# Task requirements:
In the entries below, find the line with "Write the React, TypeScript" and the line with "import * as", then retype both and everything between them exactly. Do not copy the pictures.

# Provided data:
^^^^^^^^^^^^^^^^

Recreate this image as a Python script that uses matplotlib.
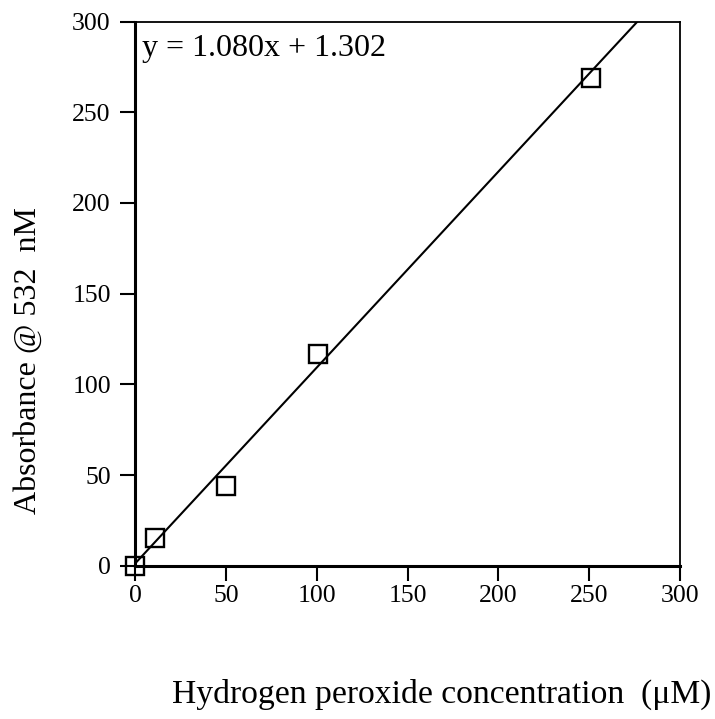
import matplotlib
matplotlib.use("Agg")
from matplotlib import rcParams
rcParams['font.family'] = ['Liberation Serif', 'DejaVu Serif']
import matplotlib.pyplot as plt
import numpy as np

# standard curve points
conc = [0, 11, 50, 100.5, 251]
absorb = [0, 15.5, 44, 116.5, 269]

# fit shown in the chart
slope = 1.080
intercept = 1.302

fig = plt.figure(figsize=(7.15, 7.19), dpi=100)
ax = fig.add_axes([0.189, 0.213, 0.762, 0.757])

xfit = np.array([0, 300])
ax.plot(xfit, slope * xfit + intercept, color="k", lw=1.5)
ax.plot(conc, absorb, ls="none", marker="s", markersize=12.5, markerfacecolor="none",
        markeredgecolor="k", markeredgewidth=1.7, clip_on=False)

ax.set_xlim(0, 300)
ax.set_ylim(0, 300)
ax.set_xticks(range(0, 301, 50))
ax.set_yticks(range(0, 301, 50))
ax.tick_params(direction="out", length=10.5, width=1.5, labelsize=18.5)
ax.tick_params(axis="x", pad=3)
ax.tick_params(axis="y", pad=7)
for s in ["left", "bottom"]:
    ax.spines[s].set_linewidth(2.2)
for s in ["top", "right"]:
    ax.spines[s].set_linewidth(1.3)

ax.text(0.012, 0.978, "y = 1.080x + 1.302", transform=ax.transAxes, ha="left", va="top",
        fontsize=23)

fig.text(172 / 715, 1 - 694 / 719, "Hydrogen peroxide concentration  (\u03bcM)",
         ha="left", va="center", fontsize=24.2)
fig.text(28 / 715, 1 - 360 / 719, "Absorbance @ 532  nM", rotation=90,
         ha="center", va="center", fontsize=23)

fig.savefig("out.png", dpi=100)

^^^^^^^^^^^^^^^^

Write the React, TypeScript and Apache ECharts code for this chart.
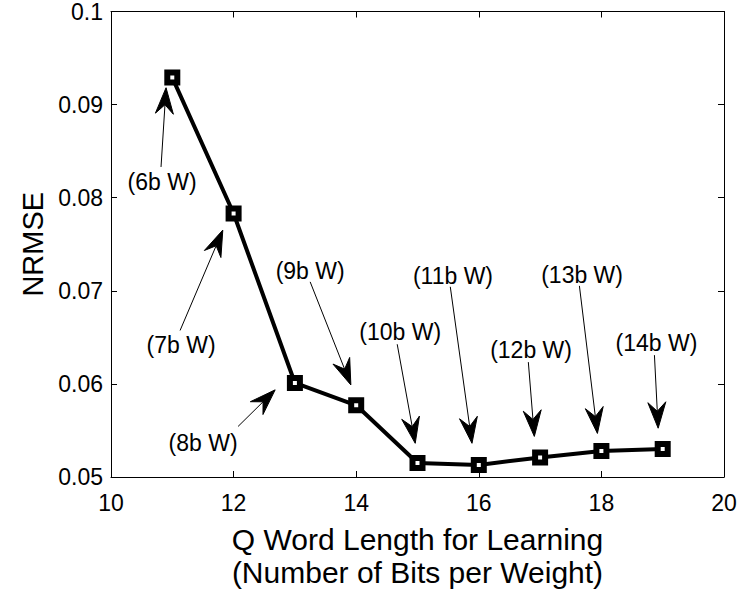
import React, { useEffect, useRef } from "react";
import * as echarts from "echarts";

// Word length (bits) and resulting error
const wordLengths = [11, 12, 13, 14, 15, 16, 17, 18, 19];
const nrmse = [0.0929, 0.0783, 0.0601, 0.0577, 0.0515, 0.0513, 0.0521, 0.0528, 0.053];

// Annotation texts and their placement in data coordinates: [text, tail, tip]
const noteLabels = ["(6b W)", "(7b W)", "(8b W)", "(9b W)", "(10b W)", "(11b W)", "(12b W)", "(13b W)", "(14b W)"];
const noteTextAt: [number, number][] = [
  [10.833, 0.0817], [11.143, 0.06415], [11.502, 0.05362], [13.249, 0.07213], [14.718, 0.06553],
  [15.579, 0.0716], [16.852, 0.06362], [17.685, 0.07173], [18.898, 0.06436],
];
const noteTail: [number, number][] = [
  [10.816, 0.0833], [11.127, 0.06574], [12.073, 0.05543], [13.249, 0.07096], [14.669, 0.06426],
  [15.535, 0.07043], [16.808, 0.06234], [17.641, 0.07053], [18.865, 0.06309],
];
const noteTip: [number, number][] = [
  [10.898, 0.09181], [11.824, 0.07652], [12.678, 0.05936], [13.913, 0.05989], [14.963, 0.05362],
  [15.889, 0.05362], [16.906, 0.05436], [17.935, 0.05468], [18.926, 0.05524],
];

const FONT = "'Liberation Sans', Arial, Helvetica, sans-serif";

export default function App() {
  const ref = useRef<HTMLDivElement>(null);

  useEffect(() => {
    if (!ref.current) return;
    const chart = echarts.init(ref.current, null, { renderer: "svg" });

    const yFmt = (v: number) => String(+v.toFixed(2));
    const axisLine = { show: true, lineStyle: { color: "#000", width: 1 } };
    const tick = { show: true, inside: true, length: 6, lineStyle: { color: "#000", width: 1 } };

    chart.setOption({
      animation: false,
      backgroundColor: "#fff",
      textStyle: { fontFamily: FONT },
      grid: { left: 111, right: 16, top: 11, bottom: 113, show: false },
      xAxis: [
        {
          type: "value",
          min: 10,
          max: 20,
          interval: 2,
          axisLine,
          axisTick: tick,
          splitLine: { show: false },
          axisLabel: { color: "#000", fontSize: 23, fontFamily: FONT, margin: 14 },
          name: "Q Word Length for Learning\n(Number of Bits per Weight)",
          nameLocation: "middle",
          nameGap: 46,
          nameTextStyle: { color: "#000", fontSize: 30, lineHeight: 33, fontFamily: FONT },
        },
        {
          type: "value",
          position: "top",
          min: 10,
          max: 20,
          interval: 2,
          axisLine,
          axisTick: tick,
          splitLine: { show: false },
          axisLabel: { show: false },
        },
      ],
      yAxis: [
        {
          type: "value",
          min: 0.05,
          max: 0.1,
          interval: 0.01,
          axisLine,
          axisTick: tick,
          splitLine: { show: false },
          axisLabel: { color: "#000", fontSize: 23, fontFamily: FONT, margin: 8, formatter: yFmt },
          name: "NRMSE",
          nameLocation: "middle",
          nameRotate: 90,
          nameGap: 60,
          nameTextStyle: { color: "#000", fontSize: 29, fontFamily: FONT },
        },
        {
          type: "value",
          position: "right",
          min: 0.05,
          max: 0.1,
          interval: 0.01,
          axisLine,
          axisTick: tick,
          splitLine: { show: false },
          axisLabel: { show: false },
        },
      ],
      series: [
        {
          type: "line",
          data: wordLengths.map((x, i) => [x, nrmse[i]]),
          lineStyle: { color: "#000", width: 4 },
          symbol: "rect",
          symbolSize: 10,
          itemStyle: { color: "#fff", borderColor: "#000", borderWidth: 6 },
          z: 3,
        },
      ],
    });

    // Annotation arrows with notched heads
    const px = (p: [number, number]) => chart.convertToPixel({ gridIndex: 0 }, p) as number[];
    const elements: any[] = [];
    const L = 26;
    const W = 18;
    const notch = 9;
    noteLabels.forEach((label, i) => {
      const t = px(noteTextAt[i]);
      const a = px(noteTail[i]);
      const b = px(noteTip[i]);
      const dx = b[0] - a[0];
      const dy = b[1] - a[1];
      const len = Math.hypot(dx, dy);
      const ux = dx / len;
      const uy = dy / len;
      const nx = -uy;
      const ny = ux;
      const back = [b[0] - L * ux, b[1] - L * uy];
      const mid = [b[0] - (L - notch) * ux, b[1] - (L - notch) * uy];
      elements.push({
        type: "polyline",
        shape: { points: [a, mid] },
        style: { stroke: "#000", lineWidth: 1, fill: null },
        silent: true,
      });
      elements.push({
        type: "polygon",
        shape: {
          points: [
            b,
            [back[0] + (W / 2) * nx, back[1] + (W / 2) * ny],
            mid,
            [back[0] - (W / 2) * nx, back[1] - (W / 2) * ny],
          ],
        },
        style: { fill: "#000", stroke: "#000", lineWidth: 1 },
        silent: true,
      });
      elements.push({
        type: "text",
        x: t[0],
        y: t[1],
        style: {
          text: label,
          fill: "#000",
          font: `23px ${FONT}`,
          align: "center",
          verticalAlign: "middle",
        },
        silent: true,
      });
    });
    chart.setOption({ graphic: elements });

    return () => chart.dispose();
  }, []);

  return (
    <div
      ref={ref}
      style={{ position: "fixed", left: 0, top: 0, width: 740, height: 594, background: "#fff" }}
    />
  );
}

^^^^^^^^^^^^^^^^

# Exercise result:
Write the React, TypeScript and Apache ECharts code for this chart.
import React, { useEffect, useRef } from "react";
import * as echarts from "echarts";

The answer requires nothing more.